= Jacob Mabena =

South African politician

Jacob Israel Mabena (born 21 May 1959) is a South African politician, businessman and former trade unionist who represented the African National Congress (ANC) in the Mpumalanga Provincial Legislature and Mpumalanga Executive Council until 2005, when he was fired from the Executive Council by Premier Thabang Makwetla. He is also a former president of the Chemical, Energy, Paper, Printing, Wood and Allied Workers' Union and a former provincial secretary of the Congress of South African Trade Unions in the Eastern Transvaal.

== Political career ==
In the 1990s, Mabena was a regional leader in the African National Congress (ANC) and the allied Congress of South African Trade Unions (Cosatu). He was provincial general secretary of Cosatu in the Eastern Transvaal from 1990 to 1992. After the end of apartheid in 1994, he joined the Mpumalanga Provincial Legislature and Mpumalanga Executive Council.

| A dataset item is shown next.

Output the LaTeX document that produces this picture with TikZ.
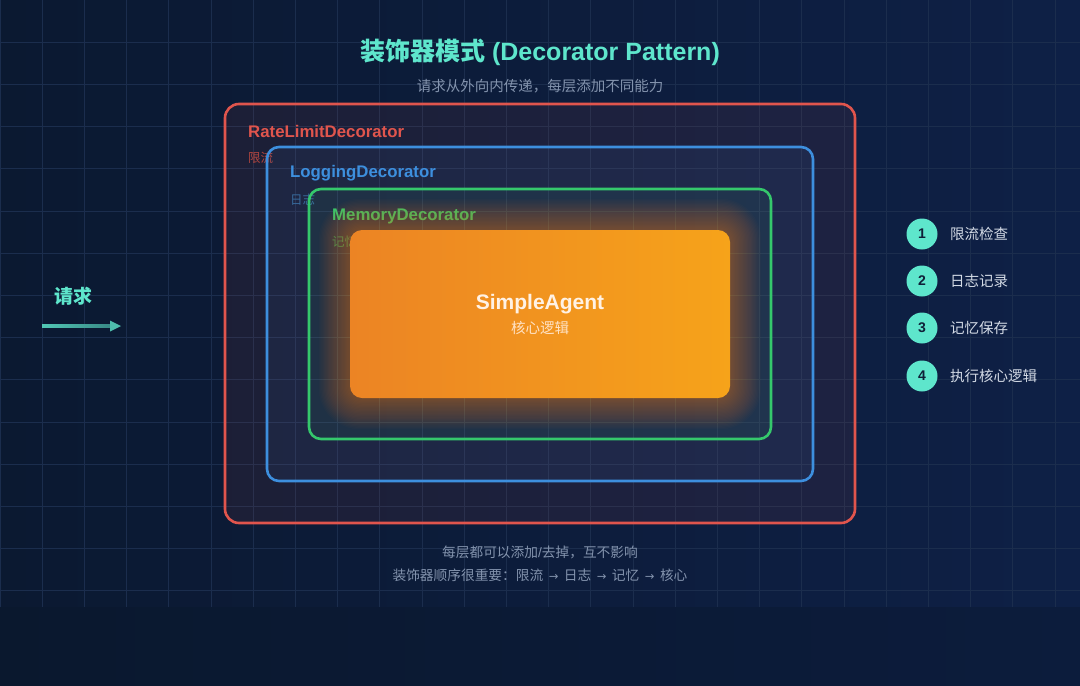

He was appointed to his final government office shortly after the 2004 general election on 3 May 2004, when Premier Thabang Makwetla named him as Member of the Executive Council (MEC) for Economic Development and Planning. He remained in that office until 17 January 2005, when Makwetla announced that he had fired Mabena and replaced him with William Lubisi. Mabena said that he had heard about his dismissal in the media and had not been given an explanation for Makwetla's decision. Although Mabena was entitled to serve the remainder of the legislative term as an ordinary Member of the Provincial Legislature,' he resigned from politics later in 2005.

However, he remained active in the Chemical, Energy, Paper, Printing, Wood and Allied Workers' Union (Ceppwawu), a Cosatu affiliate. He was Ceppwawu's president at the time of his dismissal from the Executive Council and he was re-elected to that position in August 2008, although his term in office was marred by divisions between himself and Ceppwawu deputy general secretary Thabani Mdlalose. He also launched a wind turbine manufacturing company, Adventure Power, based in Centurion.